Source data

╔══

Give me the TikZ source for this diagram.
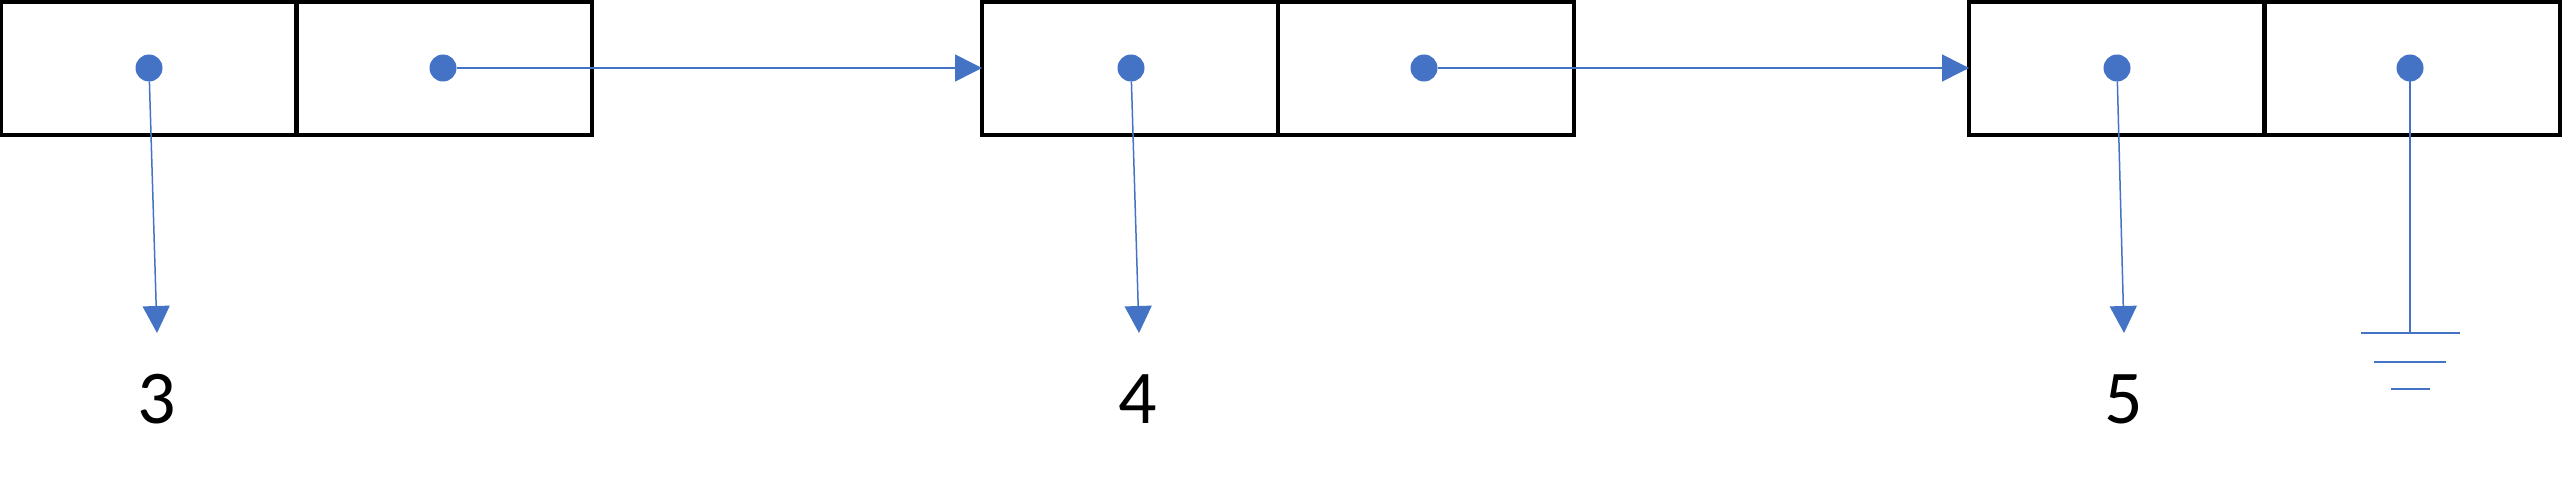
\documentclass[tikz,border=0pt]{standalone}
\usepackage{fontspec}
\setmainfont{Carlito}
\usetikzlibrary{arrows.meta}
\definecolor{ptr}{HTML}{4472C4}
\begin{document}
\begin{tikzpicture}[x=1pt,y=-1pt,
  cell/.style={draw=black,line width=3.5pt,minimum width=296pt,minimum height=133pt,inner sep=0pt,outer sep=0pt},
  dot/.style={circle,fill=ptr,minimum size=27pt,inner sep=0pt,outer sep=0pt},
  link/.style={draw=ptr,line width=1.5pt,-{Triangle[length=27pt,width=27pt]}},
  val/.style={font=\fontsize{76}{80}\selectfont,anchor=base,inner sep=0pt},
  gnd/.style={draw=ptr,line width=2pt}]
\useasboundingbox (0,0) rectangle (2562,500);
% cells
\node[cell] (b1) at (149,68.5) {};
\node[cell] (b2) at (444,68.5) {};
\node[cell] (b3) at (1130,68.5) {};
\node[cell] (b4) at (1426,68.5) {};
\node[cell] (b5) at (2117,68.5) {};
\node[cell] (b6) at (2412,68.5) {};
% dots
\node[dot] (d1) at (149,68) {};
\node[dot] (d2) at (443,68) {};
\node[dot] (d3) at (1131,68) {};
\node[dot] (d4) at (1424,68) {};
\node[dot] (d5) at (2117,68) {};
\node[dot] (d6) at (2410,68) {};
% targets
\coordinate (t1) at (157,333);
\coordinate (t3) at (1139,333);
\coordinate (t5) at (2124,333);
\coordinate (g) at (2410,333);
% values
\node[val] (v1) at (157,423) {3};
\node[val] (v3) at (1138,423) {4};
\node[val] (v5) at (2124,423) {5};
% links
\draw[link] (d2) -- (b3.west |- d2);
\draw[link] (d4) -- (b5.west |- d4);
\draw[link] (d1) -- (t1);
\draw[link] (d3) -- (t3);
\draw[link] (d5) -- (t5);
% ground
\draw[gnd] (d6) -- (g);
\draw[gnd] (2361,333) -- (2460,333);
\draw[gnd] (2374,362) -- (2446,362);
\draw[gnd] (2391,389) -- (2430,389);
\end{tikzpicture}
\end{document}
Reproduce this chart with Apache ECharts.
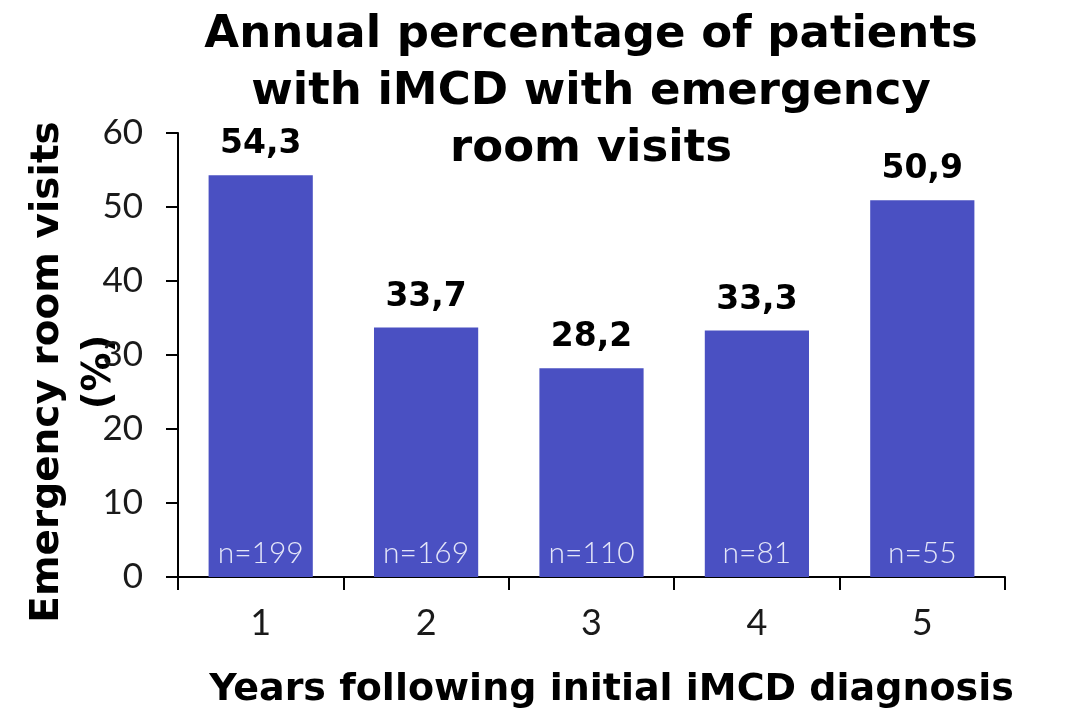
<!DOCTYPE html>
<html>
<head>
<meta charset="utf-8">
<script src="https://cdn.jsdelivr.net/npm/echarts@6/dist/echarts.min.js"></script>
<style>
  html, body { margin: 0; padding: 0; background: #ffffff; }
  #chart { width: 1066px; height: 715px; }
</style>
</head>
<body>
<div id="chart"></div>
<script>
// Years after diagnosis and share of patients with an ER visit in that year
const years = ['1', '2', '3', '4', '5'];
const erVisitPct = [54.3, 33.7, 28.2, 33.3, 50.9];
const patientCounts = [199, 169, 110, 81, 55];
const yTicks = [0, 10, 20, 30, 40, 50, 60];

const FONT = '"DejaVu Sans", sans-serif';
const LIGHT = 'Lato, "Open Sans", sans-serif';
const BAR = '#4a50c2';

const fmtComma = v => v.toFixed(1).replace('.', ',');

const chart = echarts.init(document.getElementById('chart'), null, { renderer: 'canvas' });

chart.setOption({
  backgroundColor: '#ffffff',
  animation: false,
  title: {
    text: 'Annual percentage of patients\nwith iMCD with emergency\nroom visits',
    left: 586,
    top: 2,
    textAlign: 'center',
    textStyle: {
      fontFamily: FONT,
      fontWeight: 'bold',
      fontSize: 45,
      lineHeight: 57,
      color: '#000000'
    }
  },
  grid: { left: 178, right: 61, top: 133, bottom: 138, containLabel: false, outerBoundsMode: 'none' },
  xAxis: {
    type: 'category',
    data: years,
    name: 'Years following initial iMCD diagnosis',
    nameLocation: 'middle',
    nameGap: 94,
    nameMoveOverlap: false,
    nameTextStyle: {
      fontFamily: FONT, fontWeight: 'bold', fontSize: 38, color: '#000000',
      padding: [0, 0, 0, 40]
    },
    axisLine: { lineStyle: { color: '#000000', width: 2 } },
    axisTick: { show: true, inside: false, length: 13, lineStyle: { color: '#000000', width: 2 } },
    axisLabel: { fontFamily: LIGHT, fontWeight: 'normal', fontSize: 36, color: '#1a1a1a', margin: 28 }
  },
  yAxis: {
    type: 'value',
    min: yTicks[0],
    max: yTicks[yTicks.length - 1],
    interval: 10,
    name: 'Emergency room visits\n(%)',
    nameLocation: 'middle',
    nameRotate: 90,
    nameGap: 52,
    nameMoveOverlap: false,
    nameTextStyle: {
      fontFamily: FONT, fontWeight: 'bold', fontSize: 39, lineHeight: 52, color: '#000000',
      padding: [0, 34, 0, 0]
    },
    axisLine: { show: true, lineStyle: { color: '#000000', width: 2 } },
    axisTick: { show: true, inside: false, length: 12, lineStyle: { color: '#000000', width: 2 } },
    splitLine: { show: false },
    axisLabel: { fontFamily: LIGHT, fontWeight: 'normal', fontSize: 35, color: '#1a1a1a', margin: 35 }
  },
  series: [
    {
      name: 'ER visits',
      type: 'bar',
      data: erVisitPct,
      barWidth: '63%',
      itemStyle: { color: BAR },
      label: {
        show: true,
        position: 'top',
        distance: 14,
        formatter: p => fmtComma(p.value),
        fontFamily: FONT,
        fontWeight: 'bold',
        fontSize: 33,
        color: '#000000'
      }
    },
    {
      // sample size written near the foot of each bar
      name: 'n',
      type: 'bar',
      data: erVisitPct,
      barWidth: '63%',
      barGap: '-100%',
      silent: true,
      itemStyle: { color: 'rgba(0,0,0,0)' },
      label: {
        show: true,
        position: 'insideBottom',
        distance: 9,
        formatter: p => 'n=' + patientCounts[p.dataIndex],
        fontFamily: LIGHT,
        fontWeight: 300,
        fontSize: 30,
        color: '#e4e6f8'
      }
    }
  ]
});
</script>
</body>
</html>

╚══

### To be done
Pictures appear in the records above. Output everything except them, exactly.

### Output of the task
Give me the TikZ source for this diagram.
\documentclass[tikz,border=0pt]{standalone}
\usepackage{fontspec}
\setmainfont{Carlito}
\usetikzlibrary{arrows.meta}
\definecolor{ptr}{HTML}{4472C4}
\begin{document}
\begin{tikzpicture}[x=1pt,y=-1pt,
  cell/.style={draw=black,line width=3.5pt,minimum width=296pt,minimum height=133pt,inner sep=0pt,outer sep=0pt},
  dot/.style={circle,fill=ptr,minimum size=27pt,inner sep=0pt,outer sep=0pt},
  link/.style={draw=ptr,line width=1.5pt,-{Triangle[length=27pt,width=27pt]}},
  val/.style={font=\fontsize{76}{80}\selectfont,anchor=base,inner sep=0pt},
  gnd/.style={draw=ptr,line width=2pt}]
\useasboundingbox (0,0) rectangle (2562,500);
% cells
\node[cell] (b1) at (149,68.5) {};
\node[cell] (b2) at (444,68.5) {};
\node[cell] (b3) at (1130,68.5) {};
\node[cell] (b4) at (1426,68.5) {};
\node[cell] (b5) at (2117,68.5) {};
\node[cell] (b6) at (2412,68.5) {};
% dots
\node[dot] (d1) at (149,68) {};
\node[dot] (d2) at (443,68) {};
\node[dot] (d3) at (1131,68) {};
\node[dot] (d4) at (1424,68) {};
\node[dot] (d5) at (2117,68) {};
\node[dot] (d6) at (2410,68) {};
% targets
\coordinate (t1) at (157,333);
\coordinate (t3) at (1139,333);
\coordinate (t5) at (2124,333);
\coordinate (g) at (2410,333);
% values
\node[val] (v1) at (157,423) {3};
\node[val] (v3) at (1138,423) {4};
\node[val] (v5) at (2124,423) {5};
% links
\draw[link] (d2) -- (b3.west |- d2);
\draw[link] (d4) -- (b5.west |- d4);
\draw[link] (d1) -- (t1);
\draw[link] (d3) -- (t3);
\draw[link] (d5) -- (t5);
% ground
\draw[gnd] (d6) -- (g);
\draw[gnd] (2361,333) -- (2460,333);
\draw[gnd] (2374,362) -- (2446,362);
\draw[gnd] (2391,389) -- (2430,389);
\end{tikzpicture}
\end{document}
Reproduce this chart with Apache ECharts.
<!DOCTYPE html>
<html>
<head>
<meta charset="utf-8">
<script src="https://cdn.jsdelivr.net/npm/echarts@6/dist/echarts.min.js"></script>
<style>
  html, body { margin: 0; padding: 0; background: #ffffff; }
  #chart { width: 1066px; height: 715px; }
</style>
</head>
<body>
<div id="chart"></div>
<script>
// Years after diagnosis and share of patients with an ER visit in that year
const years = ['1', '2', '3', '4', '5'];
const erVisitPct = [54.3, 33.7, 28.2, 33.3, 50.9];
const patientCounts = [199, 169, 110, 81, 55];
const yTicks = [0, 10, 20, 30, 40, 50, 60];

const FONT = '"DejaVu Sans", sans-serif';
const LIGHT = 'Lato, "Open Sans", sans-serif';
const BAR = '#4a50c2';

const fmtComma = v => v.toFixed(1).replace('.', ',');

const chart = echarts.init(document.getElementById('chart'), null, { renderer: 'canvas' });

chart.setOption({
  backgroundColor: '#ffffff',
  animation: false,
  title: {
    text: 'Annual percentage of patients\nwith iMCD with emergency\nroom visits',
    left: 586,
    top: 2,
    textAlign: 'center',
    textStyle: {
      fontFamily: FONT,
      fontWeight: 'bold',
      fontSize: 45,
      lineHeight: 57,
      color: '#000000'
    }
  },
  grid: { left: 178, right: 61, top: 133, bottom: 138, containLabel: false, outerBoundsMode: 'none' },
  xAxis: {
    type: 'category',
    data: years,
    name: 'Years following initial iMCD diagnosis',
    nameLocation: 'middle',
    nameGap: 94,
    nameMoveOverlap: false,
    nameTextStyle: {
      fontFamily: FONT, fontWeight: 'bold', fontSize: 38, color: '#000000',
      padding: [0, 0, 0, 40]
    },
    axisLine: { lineStyle: { color: '#000000', width: 2 } },
    axisTick: { show: true, inside: false, length: 13, lineStyle: { color: '#000000', width: 2 } },
    axisLabel: { fontFamily: LIGHT, fontWeight: 'normal', fontSize: 36, color: '#1a1a1a', margin: 28 }
  },
  yAxis: {
    type: 'value',
    min: yTicks[0],
    max: yTicks[yTicks.length - 1],
    interval: 10,
    name: 'Emergency room visits\n(%)',
    nameLocation: 'middle',
    nameRotate: 90,
    nameGap: 52,
    nameMoveOverlap: false,
    nameTextStyle: {
      fontFamily: FONT, fontWeight: 'bold', fontSize: 39, lineHeight: 52, color: '#000000',
      padding: [0, 34, 0, 0]
    },
    axisLine: { show: true, lineStyle: { color: '#000000', width: 2 } },
    axisTick: { show: true, inside: false, length: 12, lineStyle: { color: '#000000', width: 2 } },
    splitLine: { show: false },
    axisLabel: { fontFamily: LIGHT, fontWeight: 'normal', fontSize: 35, color: '#1a1a1a', margin: 35 }
  },
  series: [
    {
      name: 'ER visits',
      type: 'bar',
      data: erVisitPct,
      barWidth: '63%',
      itemStyle: { color: BAR },
      label: {
        show: true,
        position: 'top',
        distance: 14,
        formatter: p => fmtComma(p.value),
        fontFamily: FONT,
        fontWeight: 'bold',
        fontSize: 33,
        color: '#000000'
      }
    },
    {
      // sample size written near the foot of each bar
      name: 'n',
      type: 'bar',
      data: erVisitPct,
      barWidth: '63%',
      barGap: '-100%',
      silent: true,
      itemStyle: { color: 'rgba(0,0,0,0)' },
      label: {
        show: true,
        position: 'insideBottom',
        distance: 9,
        formatter: p => 'n=' + patientCounts[p.dataIndex],
        fontFamily: LIGHT,
        fontWeight: 300,
        fontSize: 30,
        color: '#e4e6f8'
      }
    }
  ]
});
</script>
</body>
</html>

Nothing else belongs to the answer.